新旧ブガッティ対決 ドイツ産ヴェイロン vs イタリア産EB110 回顧録
公開 : 2019.01.05 07:10
素晴らしい走りと質感
凄まじくクイックなステアリングはコーナーを厳しく攻め込む気になるだけの一体感をもたらしてくれて、ひとたび側溝に落ちたら数百万円の出費になることなどきれいに忘れてしまう。これにはブレーキの信頼性も大いにかかわっている。さらにヴェイロンのタイヤは、いざというときにはスパイクが飛び出しているのかと思わせるほどグリップに優れている。

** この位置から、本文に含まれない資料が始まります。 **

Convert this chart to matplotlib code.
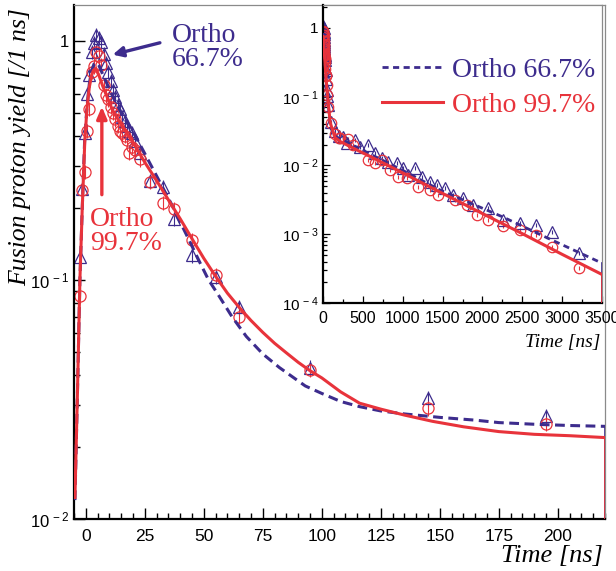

フィードバックも細やかだ。ステアリングの手応えが掌中で微妙に変化し、極上のクッションが詰まったシートはクルマの下の細かな地形図を端正に伝えてくるのである。繊細にして豪華なインテリア全体の仕上げについても忘れてはならない。
まさにこの価格のクルマに期待してしかるべきクオリティだ。強いて惜しまれる点を挙げるとすれば、スターターボタンを押すまでは手動で行わねばならないシート調整くらいのものである。
さらに楽しませてくれるのが実に表情豊かなサウンドで、セントラルヒーティングのシステムから聞こえるようなゴボゴボした音から、まるで飛行機に乗っているときのような、風切り音とエンジンの轟音とが一体となった爽快感あふれるシンフォニーまで、実に多彩なのである。特にハードに加速させているときの音は、もう考えすらもおよばないくらいだ。
しかしこのクルマは、決して荒々しいマシーンではない。そのマナーのよさは、たとえばガソリンの爆発がダイレクトに乗り手の感覚を圧倒するようなフェラーリ・エンツォなどとは対極に位置している。